En lisant ces lettres, nous comprenons que l’amour impossible n’est pas seulement une souffrance, il est aussi un état, une façon de vivre, une illusion nécessaire. Le déchirement qui les unit n’est pas seulement celui d’une relation contrariée, mais celui d’un conflit intérieur, où chaque battement du cœur est à la fois un cri et une résignation. 

L’amour de Camus et Casarès est un amour menacé par l’ombre de la mort. L’accident tragique qui coûtera la vie à Camus en 1960 mettra un terme brutal à cette relation épistolaire, mais non à l’intensité de leur lien. Leurs lettres portent en elles la conscience d’une fragilité inéluctable, comme si chaque mot tentait de conjurer la disparition imminente. Leur amour nous fait sentir que la terre est plus vaste, l’espace plus lumineux, l’air plus léger simplement parce qu’ils ont existé. 

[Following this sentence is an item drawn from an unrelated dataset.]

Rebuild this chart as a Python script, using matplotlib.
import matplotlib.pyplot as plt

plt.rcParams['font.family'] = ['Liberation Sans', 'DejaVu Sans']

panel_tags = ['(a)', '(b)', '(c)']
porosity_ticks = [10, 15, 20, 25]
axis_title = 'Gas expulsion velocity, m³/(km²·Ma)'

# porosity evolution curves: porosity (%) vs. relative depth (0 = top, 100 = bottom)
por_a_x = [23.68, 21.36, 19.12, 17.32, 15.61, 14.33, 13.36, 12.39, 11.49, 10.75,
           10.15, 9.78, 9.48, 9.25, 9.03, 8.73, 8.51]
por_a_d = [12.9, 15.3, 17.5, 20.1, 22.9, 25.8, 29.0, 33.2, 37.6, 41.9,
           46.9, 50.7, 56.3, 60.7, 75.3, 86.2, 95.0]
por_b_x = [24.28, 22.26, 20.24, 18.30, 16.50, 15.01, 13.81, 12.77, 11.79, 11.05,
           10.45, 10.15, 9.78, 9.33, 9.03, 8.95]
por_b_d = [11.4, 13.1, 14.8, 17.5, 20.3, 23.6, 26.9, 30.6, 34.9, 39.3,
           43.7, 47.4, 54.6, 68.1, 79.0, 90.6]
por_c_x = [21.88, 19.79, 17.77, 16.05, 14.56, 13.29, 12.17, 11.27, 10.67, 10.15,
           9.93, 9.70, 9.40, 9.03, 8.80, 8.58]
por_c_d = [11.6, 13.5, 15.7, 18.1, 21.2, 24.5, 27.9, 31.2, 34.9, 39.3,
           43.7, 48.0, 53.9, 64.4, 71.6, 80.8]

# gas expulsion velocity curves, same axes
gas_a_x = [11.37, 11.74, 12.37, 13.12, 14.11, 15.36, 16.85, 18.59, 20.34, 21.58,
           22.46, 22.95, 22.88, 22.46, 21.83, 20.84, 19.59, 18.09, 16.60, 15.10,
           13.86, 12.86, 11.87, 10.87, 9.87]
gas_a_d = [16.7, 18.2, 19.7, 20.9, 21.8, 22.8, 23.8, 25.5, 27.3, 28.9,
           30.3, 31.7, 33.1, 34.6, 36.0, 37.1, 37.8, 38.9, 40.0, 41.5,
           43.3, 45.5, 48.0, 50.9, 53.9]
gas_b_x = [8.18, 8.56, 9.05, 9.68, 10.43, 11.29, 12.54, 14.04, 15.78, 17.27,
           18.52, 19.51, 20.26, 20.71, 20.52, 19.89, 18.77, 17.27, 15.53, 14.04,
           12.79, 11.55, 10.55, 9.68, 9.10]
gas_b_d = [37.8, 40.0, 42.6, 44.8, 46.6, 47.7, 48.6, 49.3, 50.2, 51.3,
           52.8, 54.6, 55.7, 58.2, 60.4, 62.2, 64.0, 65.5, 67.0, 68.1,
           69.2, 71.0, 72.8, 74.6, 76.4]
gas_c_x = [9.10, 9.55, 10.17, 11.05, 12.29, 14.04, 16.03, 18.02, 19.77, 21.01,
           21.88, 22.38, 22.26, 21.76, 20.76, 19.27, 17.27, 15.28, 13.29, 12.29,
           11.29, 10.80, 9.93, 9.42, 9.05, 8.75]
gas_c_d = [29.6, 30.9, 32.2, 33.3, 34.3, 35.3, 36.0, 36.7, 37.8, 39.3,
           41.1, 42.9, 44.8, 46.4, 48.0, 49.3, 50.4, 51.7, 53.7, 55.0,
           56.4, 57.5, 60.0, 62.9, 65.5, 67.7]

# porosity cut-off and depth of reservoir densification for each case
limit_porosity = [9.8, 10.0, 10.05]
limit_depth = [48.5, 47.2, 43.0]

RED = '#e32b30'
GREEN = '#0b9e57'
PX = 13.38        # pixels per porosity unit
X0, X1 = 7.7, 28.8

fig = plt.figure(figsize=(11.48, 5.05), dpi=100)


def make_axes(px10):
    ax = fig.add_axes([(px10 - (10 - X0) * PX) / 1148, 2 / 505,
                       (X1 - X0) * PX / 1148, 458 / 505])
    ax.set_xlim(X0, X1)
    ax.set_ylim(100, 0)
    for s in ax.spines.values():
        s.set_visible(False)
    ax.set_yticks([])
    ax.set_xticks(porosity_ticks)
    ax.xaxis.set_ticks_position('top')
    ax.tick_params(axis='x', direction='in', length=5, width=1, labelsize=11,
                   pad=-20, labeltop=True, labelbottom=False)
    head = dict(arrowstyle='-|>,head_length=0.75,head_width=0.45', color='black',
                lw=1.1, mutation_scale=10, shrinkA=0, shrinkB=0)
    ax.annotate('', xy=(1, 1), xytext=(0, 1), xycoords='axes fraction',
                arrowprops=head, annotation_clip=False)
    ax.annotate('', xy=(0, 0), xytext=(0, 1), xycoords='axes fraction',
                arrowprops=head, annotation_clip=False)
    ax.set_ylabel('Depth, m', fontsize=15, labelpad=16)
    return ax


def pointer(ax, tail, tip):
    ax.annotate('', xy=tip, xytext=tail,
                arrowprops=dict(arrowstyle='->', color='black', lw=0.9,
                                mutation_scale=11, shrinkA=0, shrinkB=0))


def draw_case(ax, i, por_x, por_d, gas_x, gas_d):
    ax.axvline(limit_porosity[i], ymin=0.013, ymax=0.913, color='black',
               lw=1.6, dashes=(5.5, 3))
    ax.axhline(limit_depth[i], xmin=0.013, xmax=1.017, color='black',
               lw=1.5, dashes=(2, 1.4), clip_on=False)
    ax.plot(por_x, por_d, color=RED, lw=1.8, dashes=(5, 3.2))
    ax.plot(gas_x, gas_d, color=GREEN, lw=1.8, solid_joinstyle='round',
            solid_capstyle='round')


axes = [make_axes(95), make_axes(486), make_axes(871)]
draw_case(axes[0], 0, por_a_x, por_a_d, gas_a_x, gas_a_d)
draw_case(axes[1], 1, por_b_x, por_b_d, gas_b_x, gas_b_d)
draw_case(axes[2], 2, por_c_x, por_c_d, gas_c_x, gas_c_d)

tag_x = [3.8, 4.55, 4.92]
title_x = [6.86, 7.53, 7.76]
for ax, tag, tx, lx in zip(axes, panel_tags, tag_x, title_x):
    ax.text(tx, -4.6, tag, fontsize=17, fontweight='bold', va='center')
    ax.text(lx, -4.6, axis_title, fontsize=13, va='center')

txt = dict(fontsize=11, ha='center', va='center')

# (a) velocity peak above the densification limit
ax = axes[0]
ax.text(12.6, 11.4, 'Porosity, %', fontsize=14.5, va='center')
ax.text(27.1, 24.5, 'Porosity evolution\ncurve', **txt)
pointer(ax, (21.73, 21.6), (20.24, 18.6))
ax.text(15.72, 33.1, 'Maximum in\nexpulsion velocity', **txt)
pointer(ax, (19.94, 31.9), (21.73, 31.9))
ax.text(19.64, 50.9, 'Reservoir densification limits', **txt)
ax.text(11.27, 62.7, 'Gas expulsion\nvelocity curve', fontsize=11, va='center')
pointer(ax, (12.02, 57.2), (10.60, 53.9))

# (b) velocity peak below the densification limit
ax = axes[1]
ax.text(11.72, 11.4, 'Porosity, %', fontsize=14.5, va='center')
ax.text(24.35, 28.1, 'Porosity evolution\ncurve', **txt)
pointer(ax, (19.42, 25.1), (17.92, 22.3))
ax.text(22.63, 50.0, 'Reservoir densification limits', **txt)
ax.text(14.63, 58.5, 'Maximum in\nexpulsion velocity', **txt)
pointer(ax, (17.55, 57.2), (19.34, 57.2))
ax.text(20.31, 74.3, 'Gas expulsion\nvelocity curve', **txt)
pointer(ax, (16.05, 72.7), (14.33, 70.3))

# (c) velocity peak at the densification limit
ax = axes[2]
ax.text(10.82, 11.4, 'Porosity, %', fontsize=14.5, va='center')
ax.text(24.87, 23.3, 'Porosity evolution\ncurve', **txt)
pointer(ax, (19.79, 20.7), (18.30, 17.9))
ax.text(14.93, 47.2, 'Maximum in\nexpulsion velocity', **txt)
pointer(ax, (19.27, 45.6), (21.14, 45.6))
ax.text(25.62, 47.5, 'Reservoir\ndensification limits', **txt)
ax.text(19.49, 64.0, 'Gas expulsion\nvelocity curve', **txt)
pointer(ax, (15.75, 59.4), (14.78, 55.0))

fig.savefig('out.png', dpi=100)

Une correspondance d'une rare intensité 

Lire cette correspondance, c’est plonger dans un océan de passion et de lumière, de désarroi et d’espérance. C’est découvrir un amour qui dépasse l’individu, qui s’inscrit dans une dimension existentielle et poétique. C’est comprendre que, bien au-delà de la relation entre Camus et Casarès, ces lettres parlent à chacun de nous. Elles nous rappellent que l’amour n’est jamais acquis, qu’il est une construction, une tension, une quête inlassable de vérité et de beauté. 

Ce livre s’adresse avant tout à ceux qui, comme Camus et Casarès, vivent un amour à distance, suspendu aux lettres et aux silences. Il parle à ces amants que la vie sépare, mais dont l’attachement résiste aux absences, aux années, aux doutes. "Je t’aime. Je t’attends. Je ne te quitte pas une heure. Je vis en toi, par toi, pour toi. Je t’aime" , écrit Camus. Leur amour s’exprime alors dans une écriture qui répare l’absence. 

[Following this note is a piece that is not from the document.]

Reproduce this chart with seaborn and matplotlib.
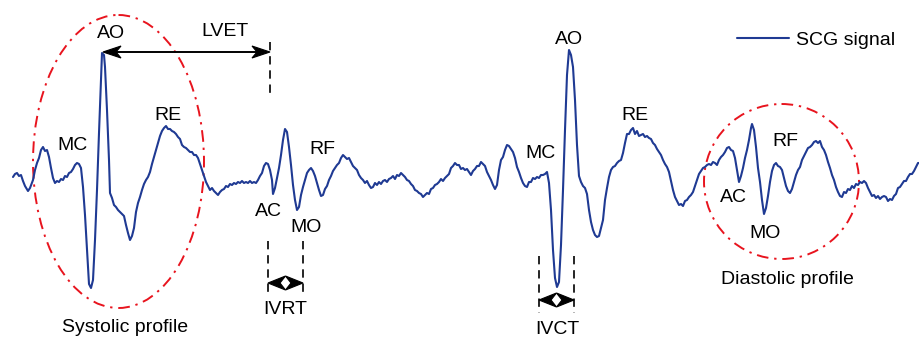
import numpy as np
import pandas as pd
import matplotlib
matplotlib.use("Agg")
import matplotlib.pyplot as plt
from matplotlib.patches import Ellipse, Polygon
import seaborn as sns

# SCG trace, horizontal position (sample) and vertical position (screen units, downward)
scg_x = [13, 15, 17, 19, 21, 23, 25, 28, 30, 33, 35, 37, 39, 41, 43, 45, 47, 49, 51, 53,
         55, 57, 59, 61, 63, 65, 67, 69, 71, 73, 75, 77, 79, 81, 83, 85, 87, 89, 91, 93,
         95, 97, 99, 101, 102, 104, 105, 107, 109, 110, 112, 114, 116, 118, 120, 122, 124, 126, 128, 130,
         132, 134, 136, 138, 140, 142, 144, 146, 148, 150, 152, 154, 156, 158, 160, 162, 164, 166, 168, 170,
         172, 174, 176, 178, 180, 182, 184, 186, 188, 190, 192, 194, 196, 198, 200, 202, 204, 206, 208, 210,
         212, 214, 216, 218, 220, 222, 224, 226, 228, 230, 232, 234, 236, 238, 240, 242, 244, 246, 248, 250,
         252, 254, 256, 258, 260, 262, 264, 266, 268, 270, 272, 273, 275, 277, 279, 281, 283, 285, 287, 289,
         291, 293, 295, 297, 299, 301, 303, 305, 307, 309, 311, 313, 315, 317, 319, 321, 323, 325, 327, 329,
         331, 333, 335, 337, 339, 341, 343, 345, 347, 349, 351, 353, 355, 357, 359, 361, 363, 365, 367, 369,
         371, 373, 375, 377, 379, 381, 383, 385, 387, 389, 391, 393, 395, 397, 399, 401, 403, 405, 407, 409,
         411, 413, 415, 417, 419, 421, 423, 425, 427, 429, 431, 433, 435, 437, 439, 441, 443, 445, 447, 449,
         451, 453, 455, 457, 459, 461, 463, 465, 467, 469, 471, 473, 475, 477, 479, 481, 483, 485, 487, 489,
         491, 493, 495, 497, 499, 501, 503, 505, 507, 509, 511, 513, 515, 517, 519, 521, 523, 525, 527, 529,
         531, 533, 535, 537, 539, 541, 543, 545, 547, 549, 551, 553, 555, 557, 559, 561, 563, 565, 567, 569,
         571, 573, 575, 577, 579, 581, 583, 585, 587, 589, 591, 593, 595, 597, 599, 601, 603, 605, 607, 609,
         611, 613, 615, 617, 619, 621, 623, 625, 627, 629, 631, 633, 635, 637, 639, 641, 643, 645, 647, 649,
         651, 653, 655, 657, 659, 661, 663, 665, 667, 669, 671, 673, 675, 677, 679, 681, 683, 685, 687, 689,
         691, 693, 695, 697, 699, 701, 703, 705, 707, 709, 711, 713, 715, 717, 719, 721, 723, 725, 727, 729,
         731, 733, 735, 737, 739, 741, 743, 745, 747, 749, 751, 752, 754, 756, 758, 760, 762, 764, 766, 768,
         770, 772, 774, 776, 778, 780, 782, 784, 786, 788, 790, 792, 794, 796, 798, 800, 802, 804, 806, 808,
         810, 812, 814, 816, 818, 820, 822, 824, 826, 828, 830, 832, 834, 836, 838, 840, 842, 844, 846, 848,
         850, 852, 854, 856, 858, 860, 862, 864, 866, 868, 870, 872, 874, 876, 878, 880, 882, 884, 886, 888,
         890, 892, 894, 896, 898, 900, 902, 904, 906, 908, 910, 912, 914, 916, 918, 920]
scg_y = [177, 174, 173, 176, 175, 181, 186, 191, 188, 180, 170, 163, 158, 150, 147, 151, 150, 157, 168, 178,
         183, 181, 182, 179, 180, 176, 177, 173, 172, 169, 165, 163, 164, 168, 187, 215, 250, 284, 288, 280,
         240, 190, 133, 80, 53, 55, 67, 110, 160, 193, 198, 205, 207, 210, 212, 214, 216, 225, 233, 240,
         236, 228, 212, 203, 197, 190, 184, 180, 177, 172, 164, 157, 150, 143, 136, 131, 128, 126, 129, 129,
         131, 132, 134, 137, 139, 145, 147, 148, 150, 152, 152, 155, 155, 158, 164, 170, 176, 182, 186, 190,
         188, 191, 193, 195, 192, 190, 189, 186, 187, 184, 185, 183, 184, 182, 183, 181, 183, 182, 183, 181,
         183, 182, 183, 180, 176, 173, 166, 163, 164, 170, 180, 194, 188, 178, 168, 155, 140, 129, 132, 147,
         165, 185, 200, 210, 207, 195, 187, 180, 173, 170, 168, 171, 176, 183, 190, 196, 195, 189, 186, 180,
         176, 171, 168, 165, 163, 158, 155, 157, 159, 158, 162, 166, 168, 170, 175, 178, 180, 183, 181, 185,
         188, 187, 183, 185, 182, 184, 181, 180, 182, 179, 178, 176, 179, 175, 176, 173, 175, 177, 180, 181,
         184, 186, 190, 191, 193, 194, 197, 195, 193, 194, 189, 188, 185, 184, 182, 179, 181, 178, 176, 174,
         168, 166, 163, 165, 165, 169, 168, 170, 169, 172, 175, 171, 169, 166, 166, 162, 164, 166, 172, 176,
         180, 185, 189, 185, 170, 160, 157, 150, 145, 146, 149, 152, 158, 167, 172, 178, 183, 186, 187, 182,
         182, 178, 179, 177, 178, 175, 175, 174, 172, 183, 210, 250, 278, 287, 282, 245, 190, 130, 75, 50,
         55, 67, 100, 145, 176, 182, 186, 188, 194, 210, 222, 230, 235, 237, 236, 228, 220, 200, 188, 177,
         170, 167, 166, 163, 161, 160, 153, 143, 134, 134, 130, 128, 134, 131, 136, 135, 134, 137, 136, 138,
         139, 143, 145, 149, 152, 155, 160, 164, 167, 172, 181, 190, 197, 201, 205, 204, 206, 201, 200, 197,
         195, 192, 186, 180, 174, 171, 168, 167, 165, 164, 165, 162, 163, 165, 160, 157, 155, 152, 148, 147,
         150, 151, 158, 170, 182, 176, 168, 158, 150, 140, 128, 124, 130, 147, 168, 182, 200, 214, 208, 196,
         182, 171, 165, 163, 166, 167, 170, 178, 186, 191, 193, 189, 182, 175, 170, 167, 160, 156, 152, 148,
         147, 145, 142, 141, 143, 141, 147, 150, 155, 162, 168, 175, 180, 187, 192, 196, 197, 192, 193, 189,
         190, 186, 188, 184, 185, 182, 183, 181, 183, 188, 192, 196, 195, 198, 196, 199, 197, 196, 197, 201,
         199, 200, 196, 194, 188, 187, 184, 181, 181, 177, 174, 174, 171, 167, 163, 163]

# Fiducial point labels (text, x, y)
label_text = ["AO", "MC", "RE", "AC", "MO", "RF", "MC", "AO", "RE", "AC", "MO", "RF"]
label_x = [111, 73, 168, 268, 306, 322, 541, 569, 635, 733, 765, 785]
label_y = [33, 145, 116, 211, 227, 150, 154, 40, 116, 197, 233, 142]

LINE_COLOR = "#1f3a93"
RED = "#e8141e"

sns.set_theme(style="white")
plt.rcParams["font.family"] = ["Liberation Sans", "DejaVu Sans"]
plt.rcParams["text.color"] = "black"

fig = plt.figure(figsize=(9.2, 3.38), dpi=100)
ax = fig.add_axes([0, 0, 1, 1])

df = pd.DataFrame({"t": scg_x, "v": scg_y})
sns.lineplot(data=df, x="t", y="v", ax=ax, sort=False, estimator=None,
             color=LINE_COLOR, linewidth=1.5, label="SCG signal")

ax.set_xlim(0, 920)
ax.set_ylim(338, 0)
ax.set_axis_off()

FS = 14

for t, x, y in zip(label_text, label_x, label_y):
    ax.text(x, y, t, fontsize=FS, ha="center", va="center", color="black")

# Profile outlines
DASHDOT = (0, (6, 3, 1.2, 3))
ax.add_patch(Ellipse((118.5, 161.5), 171, 293, fill=False, edgecolor=RED,
                     linestyle=DASHDOT, linewidth=1.4))
ax.add_patch(Ellipse((781.5, 181.5), 155, 155, fill=False, edgecolor=RED,
                     linestyle=DASHDOT, linewidth=1.4))
ax.text(125.5, 327, "Systolic profile", fontsize=FS, ha="center", va="center")
ax.text(787, 280, "Diastolic profile", fontsize=FS, ha="center", va="center")


def arrow_head(tip_x, tip_y, direction, length, half_w, notch):
    pts = [(tip_x, tip_y),
           (tip_x - direction * length, tip_y - half_w),
           (tip_x - direction * (length - notch), tip_y),
           (tip_x - direction * length, tip_y + half_w)]
    ax.add_patch(Polygon(pts, closed=True, facecolor="black", edgecolor="black",
                         linewidth=0.8, zorder=4))


DASH = (0, (5, 3.5))

# LVET: shaft with two heads
ax.plot([106, 266], [52, 52], color="black", linewidth=1.4, zorder=3)
arrow_head(103, 52, -1, 18, 6, 5)
arrow_head(270, 52, 1, 18, 6, 5)
ax.plot([270, 270], [42, 98], color="black", linewidth=1.2, linestyle=DASH)
ax.text(225, 32, "LVET", fontsize=FS, ha="center", va="center")

# IVRT: two heads meeting in the middle
arrow_head(268, 283, -1, 17.5, 7, 5.5)
arrow_head(303, 283, 1, 17.5, 7, 5.5)
ax.plot([268, 268], [241, 294], color="black", linewidth=1.2, linestyle=DASH)
ax.plot([303, 303], [241, 294], color="black", linewidth=1.2, linestyle=DASH)
ax.text(285, 310, "IVRT", fontsize=FS, ha="center", va="center")

# IVCT
arrow_head(539, 300, -1, 17.5, 7, 5.5)
arrow_head(574, 300, 1, 17.5, 7, 5.5)
ax.plot([539, 539], [256, 313], color="black", linewidth=1.2, linestyle=DASH)
ax.plot([574, 574], [256, 313], color="black", linewidth=1.2, linestyle=DASH)
ax.text(557, 330, "IVCT", fontsize=FS, ha="center", va="center")

ax.legend(loc="center left", bbox_to_anchor=(737 / 920, 1 - 40 / 338),
          frameon=False, fontsize=FS, handlelength=2.65, handletextpad=0.36,
          borderpad=0, borderaxespad=0, labelcolor="black")

fig.savefig("out.png", dpi=100)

Offrir ce livre, c’est offrir un refuge, une vérification que l’amour peut survivre à tout, tant que les mots existent. C’est tendre une passerelle entre deux êtres qui s’aiment mais que la distance malmène, une preuve que l’on peut encore être ensemble, même loin. Ce livre est un baume pour ceux dont l’amour tient à un fil, un fil de papier, un fil de promesses, un fil d’écriture qui ne rompt jamais.